The Brazilian Military, Public Security, and Rio de Janeiro’s “Pacification”

The editors of Anthropoliteia welcome Stephanie Savell with the latest entry in our forum Security in Brazil: World Cup 2014 and Beyond.
Army soldier addresses resident of Complexo do Alemão. Photo: Bruno Itan.

Army soldier addresses resident of Complexo do Alemão. Photo: Bruno Itan.

The Brazilian army and marines have in recent years played a more visible role in the provision of public security in Rio de Janeiro. The army currently occupies the sprawling set of informal neighborhoods, or favelas, known as Complexo da Maré, a “temporary solution” timed to accompany World Cup events in the city.
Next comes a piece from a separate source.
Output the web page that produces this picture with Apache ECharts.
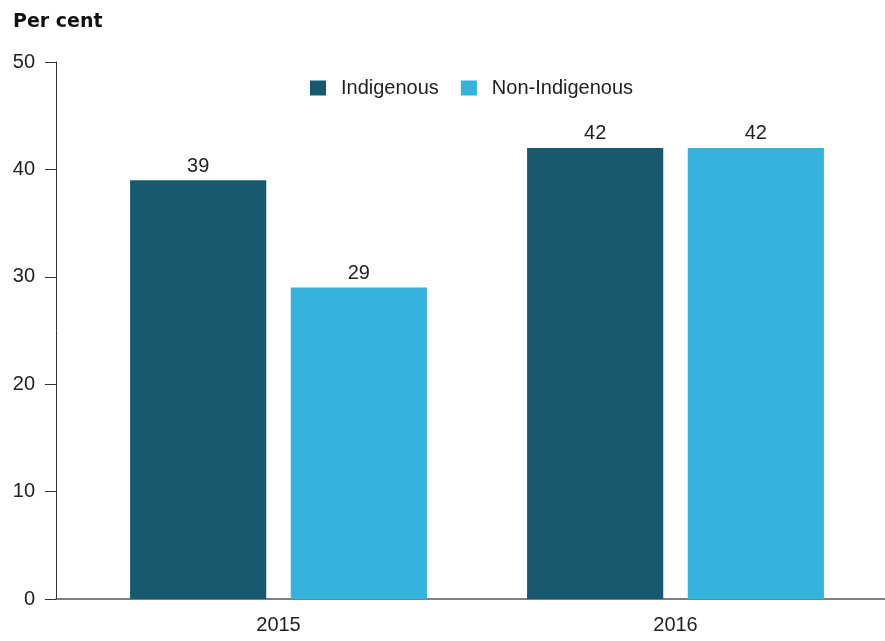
<!DOCTYPE html>
<html><head><meta charset="utf-8">
<script src="https://cdn.jsdelivr.net/npm/echarts@6/dist/echarts.min.js"></script>
<style>html,body{margin:0;padding:0;background:#fff}#c{width:885px;height:641px}</style>
</head><body><div id="c"></div>
<script>
const categories = ['2015', '2016'];
const indigenous = [39, 42];
const nonIndigenous = [29, 42];
const yTicks = [0, 10, 20, 30, 40, 50];

const chart = echarts.init(document.getElementById('c'));
const font = 'Liberation Sans, Arial, sans-serif';
chart.setOption({
  animation: false,
  title: {
    text: 'Per cent', left: 8, top: 8,
    textStyle: { fontFamily: 'DejaVu Sans', fontSize: 19, fontWeight: 'bold', color: '#111' }
  },
  legend: {
    top: 73, left: 305, itemWidth: 16, itemHeight: 15, itemGap: 22,
    icon: 'rect',
    textStyle: { fontFamily: font, fontSize: 20, color: '#222', padding: [0, 0, 0, 10] },
    data: ['Indigenous', 'Non-Indigenous']
  },
  grid: [
    { left: 80, right: 11, top: 62, bottom: 42 },
    { left: 56, right: 0, top: 62, bottom: 42 }
  ],
  xAxis: [
    {
      type: 'category', data: categories, gridIndex: 0,
      axisLine: { show: false }, axisTick: { show: false },
      axisLabel: { fontFamily: font, fontSize: 20, color: '#222', margin: 16 }
    },
    {
      type: 'value', gridIndex: 1, min: 0, max: 1,
      axisLine: { show: true, lineStyle: { color: '#555', width: 1.5 } },
      axisTick: { show: false }, axisLabel: { show: false }, splitLine: { show: false }
    }
  ],
  yAxis: [
    {
      type: 'value', gridIndex: 0, min: yTicks[0], max: yTicks[yTicks.length - 1], interval: 10,
      offset: 24,
      axisLine: { show: true, lineStyle: { color: '#333' } },
      axisTick: { show: true, length: 11, lineStyle: { color: '#333' } },
      axisLabel: { fontFamily: font, fontSize: 20, color: '#222', margin: 21 },
      splitLine: { show: false }
    },
    { type: 'value', gridIndex: 1, show: false, min: 0, max: 1 }
  ],
  series: [
    {
      name: 'Indigenous', type: 'bar', data: indigenous, barWidth: '34.3%', barGap: '18%',
      itemStyle: { color: '#175a70' },
      label: { show: true, position: 'top', distance: 4, fontFamily: font, fontSize: 20, color: '#222' }
    },
    {
      name: 'Non-Indigenous', type: 'bar', data: nonIndigenous, barWidth: '34.3%', barGap: '18%',
      itemStyle: { color: '#35b3dc' },
      label: { show: true, position: 'top', distance: 4, fontFamily: font, fontSize: 20, color: '#222' }
    }
  ]
});
</script></body></html>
The occupation, intended to repress the local control of drug trafficking gangs, will be followed by the installation of more permanent “Police Pacifying Units,” or “UPPs,” as part of Rio’s favela “pacification” program.

Between 2011 and 2012, the armed forces similarly occupied the favela Complexo do Alemão, where I lived for a year conducting ethnographic research (2013-2014). Here, based on that research, I examine the significance of the army’s participation in public security.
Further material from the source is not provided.